# What the task requires
Determine the number of lines that have the string "with" in them, and give only that number.

################

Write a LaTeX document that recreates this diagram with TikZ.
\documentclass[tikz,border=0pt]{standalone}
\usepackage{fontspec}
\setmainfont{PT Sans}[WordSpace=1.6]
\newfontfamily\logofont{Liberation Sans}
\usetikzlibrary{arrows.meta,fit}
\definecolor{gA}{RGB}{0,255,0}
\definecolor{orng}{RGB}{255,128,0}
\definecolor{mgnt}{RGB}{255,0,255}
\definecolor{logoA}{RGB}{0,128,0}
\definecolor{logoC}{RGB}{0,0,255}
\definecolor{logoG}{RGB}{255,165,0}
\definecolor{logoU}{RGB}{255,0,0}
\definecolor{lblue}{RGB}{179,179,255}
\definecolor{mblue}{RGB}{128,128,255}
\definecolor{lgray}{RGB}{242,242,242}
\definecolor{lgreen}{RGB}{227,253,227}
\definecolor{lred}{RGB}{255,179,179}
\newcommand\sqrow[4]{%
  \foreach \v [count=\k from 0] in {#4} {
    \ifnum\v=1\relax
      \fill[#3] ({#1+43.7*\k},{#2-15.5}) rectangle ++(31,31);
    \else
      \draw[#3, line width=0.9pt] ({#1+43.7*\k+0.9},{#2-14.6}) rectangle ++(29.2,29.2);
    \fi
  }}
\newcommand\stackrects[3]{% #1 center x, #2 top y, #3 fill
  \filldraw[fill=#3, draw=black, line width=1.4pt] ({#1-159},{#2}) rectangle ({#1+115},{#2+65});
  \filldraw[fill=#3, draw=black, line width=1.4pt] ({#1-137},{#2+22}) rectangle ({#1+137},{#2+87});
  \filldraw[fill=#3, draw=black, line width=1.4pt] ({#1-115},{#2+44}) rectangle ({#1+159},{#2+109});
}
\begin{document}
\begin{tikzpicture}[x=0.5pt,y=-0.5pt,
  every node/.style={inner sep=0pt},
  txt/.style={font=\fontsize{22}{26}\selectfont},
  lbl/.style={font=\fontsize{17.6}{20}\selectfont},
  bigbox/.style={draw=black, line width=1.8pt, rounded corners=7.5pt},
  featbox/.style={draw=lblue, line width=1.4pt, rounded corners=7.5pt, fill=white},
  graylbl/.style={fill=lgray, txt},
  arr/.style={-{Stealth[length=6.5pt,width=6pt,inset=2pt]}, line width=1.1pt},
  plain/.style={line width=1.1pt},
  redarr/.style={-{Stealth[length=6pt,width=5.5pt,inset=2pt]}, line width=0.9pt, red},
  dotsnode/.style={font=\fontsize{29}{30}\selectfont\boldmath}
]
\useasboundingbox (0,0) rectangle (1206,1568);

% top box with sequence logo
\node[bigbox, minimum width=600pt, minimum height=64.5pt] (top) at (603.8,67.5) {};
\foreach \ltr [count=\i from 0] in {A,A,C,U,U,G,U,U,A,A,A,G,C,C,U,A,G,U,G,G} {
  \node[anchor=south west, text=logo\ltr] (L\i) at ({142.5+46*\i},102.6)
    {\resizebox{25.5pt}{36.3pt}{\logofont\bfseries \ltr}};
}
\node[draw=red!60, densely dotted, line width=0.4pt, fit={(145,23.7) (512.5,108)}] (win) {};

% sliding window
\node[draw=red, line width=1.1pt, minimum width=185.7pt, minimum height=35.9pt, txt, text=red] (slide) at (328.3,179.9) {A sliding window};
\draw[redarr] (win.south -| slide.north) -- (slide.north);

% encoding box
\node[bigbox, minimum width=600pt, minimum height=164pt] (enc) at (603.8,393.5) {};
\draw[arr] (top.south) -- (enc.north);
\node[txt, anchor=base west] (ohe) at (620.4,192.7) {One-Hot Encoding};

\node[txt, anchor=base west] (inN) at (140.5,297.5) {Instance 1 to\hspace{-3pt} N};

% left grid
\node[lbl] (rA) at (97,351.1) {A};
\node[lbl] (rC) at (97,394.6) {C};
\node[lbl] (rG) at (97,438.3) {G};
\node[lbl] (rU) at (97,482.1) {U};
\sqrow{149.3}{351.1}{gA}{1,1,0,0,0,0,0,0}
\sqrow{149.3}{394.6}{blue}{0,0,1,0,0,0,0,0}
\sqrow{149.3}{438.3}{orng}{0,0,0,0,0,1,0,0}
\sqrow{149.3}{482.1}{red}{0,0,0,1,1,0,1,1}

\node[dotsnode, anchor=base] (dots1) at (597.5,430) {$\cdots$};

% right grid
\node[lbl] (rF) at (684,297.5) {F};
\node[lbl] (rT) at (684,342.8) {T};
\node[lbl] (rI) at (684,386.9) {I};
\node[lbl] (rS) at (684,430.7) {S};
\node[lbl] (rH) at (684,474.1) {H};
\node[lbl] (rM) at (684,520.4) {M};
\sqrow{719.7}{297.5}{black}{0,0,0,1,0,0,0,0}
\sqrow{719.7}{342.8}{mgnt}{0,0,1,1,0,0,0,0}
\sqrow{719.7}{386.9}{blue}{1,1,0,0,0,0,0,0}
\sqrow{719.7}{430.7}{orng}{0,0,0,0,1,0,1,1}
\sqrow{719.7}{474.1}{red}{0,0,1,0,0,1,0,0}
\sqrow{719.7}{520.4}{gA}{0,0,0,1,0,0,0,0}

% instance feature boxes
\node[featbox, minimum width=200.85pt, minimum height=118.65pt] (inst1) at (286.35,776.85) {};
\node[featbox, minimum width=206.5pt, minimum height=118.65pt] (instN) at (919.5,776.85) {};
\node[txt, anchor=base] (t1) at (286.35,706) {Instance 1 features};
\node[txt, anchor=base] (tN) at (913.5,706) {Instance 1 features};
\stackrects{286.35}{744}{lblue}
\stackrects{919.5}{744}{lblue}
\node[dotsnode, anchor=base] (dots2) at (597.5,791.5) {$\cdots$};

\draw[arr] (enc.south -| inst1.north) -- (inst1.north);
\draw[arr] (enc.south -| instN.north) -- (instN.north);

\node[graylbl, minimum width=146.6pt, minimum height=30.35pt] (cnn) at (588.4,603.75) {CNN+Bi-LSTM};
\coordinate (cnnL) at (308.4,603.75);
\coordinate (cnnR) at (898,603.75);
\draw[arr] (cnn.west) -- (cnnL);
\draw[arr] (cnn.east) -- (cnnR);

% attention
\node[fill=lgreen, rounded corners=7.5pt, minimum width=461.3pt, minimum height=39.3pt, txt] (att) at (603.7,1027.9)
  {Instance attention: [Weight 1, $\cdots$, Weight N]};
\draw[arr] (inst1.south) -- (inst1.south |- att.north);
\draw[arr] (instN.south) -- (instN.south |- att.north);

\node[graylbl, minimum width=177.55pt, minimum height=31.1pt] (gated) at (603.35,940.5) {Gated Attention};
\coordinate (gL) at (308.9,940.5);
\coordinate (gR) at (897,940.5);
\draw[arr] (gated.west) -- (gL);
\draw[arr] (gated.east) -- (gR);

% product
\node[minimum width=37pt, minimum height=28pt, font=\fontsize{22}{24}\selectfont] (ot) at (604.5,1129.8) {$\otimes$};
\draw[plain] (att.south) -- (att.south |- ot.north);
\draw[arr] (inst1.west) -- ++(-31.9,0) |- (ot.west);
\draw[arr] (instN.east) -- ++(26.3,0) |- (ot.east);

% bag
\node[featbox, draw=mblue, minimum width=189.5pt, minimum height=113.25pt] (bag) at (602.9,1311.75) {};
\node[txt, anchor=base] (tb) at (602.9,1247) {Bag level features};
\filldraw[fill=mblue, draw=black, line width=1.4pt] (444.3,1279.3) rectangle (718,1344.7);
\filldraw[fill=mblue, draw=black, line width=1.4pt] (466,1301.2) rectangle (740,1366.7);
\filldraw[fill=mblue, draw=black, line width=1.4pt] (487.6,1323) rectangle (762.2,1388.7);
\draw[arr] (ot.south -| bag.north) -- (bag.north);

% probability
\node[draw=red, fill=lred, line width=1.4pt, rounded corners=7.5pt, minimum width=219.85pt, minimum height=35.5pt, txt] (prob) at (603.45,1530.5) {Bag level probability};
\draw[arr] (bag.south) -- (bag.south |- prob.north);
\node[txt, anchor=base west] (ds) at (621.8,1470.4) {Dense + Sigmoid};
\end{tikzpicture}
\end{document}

################

# In response
2